Without evaluating the quality of the single datasets we see that there is a quantitative focus on geospatial-, traffic- and population-datasets, whereas datasets about health, politics and economics are less published.

Now we should check how the publisher-frequency per tag changed over time.
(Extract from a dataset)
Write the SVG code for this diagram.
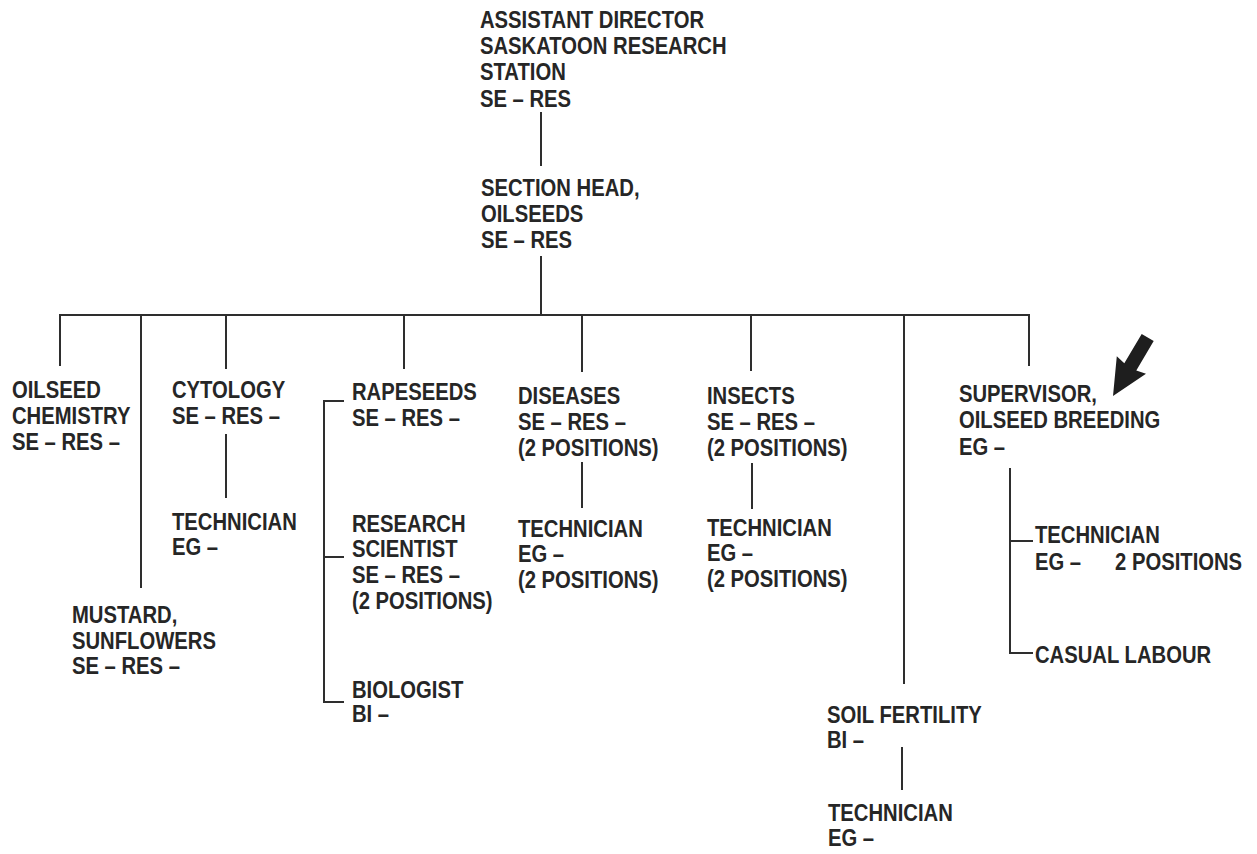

# Exploding the 'tags' list into separate rows
df_exploded = df.explode('tags')
df_exploded['tags'] = df_exploded['tags'].apply(lambda x: x['name'])

# group monthly
df_exploded['month_year'] = df_exploded['metadata_created'].dt.to_period('M')
result = df_exploded.groupby(['tags', 'month_year']).size().reset_index(name='count')
result.sort_values(by=['month_year'], ascending=True, inplace=True)
import matplotlib.pyplot as plt
import seaborn as sns

# Set the plot size and style
plt.figure(figsize=(12, 6))

# Create the bar plot
sns.barplot(x='month_year', y='count', hue='tags', data=result, palette='tab10')

# Set labels and title
plt.title('Count per Tag over Time')
plt.xlabel('Publishing date')
plt.legend(title='Tags', loc='upper right')

# Display the plot


As we can see the most periodical publishing is done in the category Traffic, Government and Taxes, and Geographical Datasets.

It seems like they have a periodic publishing rate of 2 quaters, whereas datasets in the category of social are published yearly.


This evaluation was just a basic overview of a datasource to get familiar with the opendata-structure.

I plan to checkout certain datasets in detail and also compare the publishing rate Braunschweig with other cities.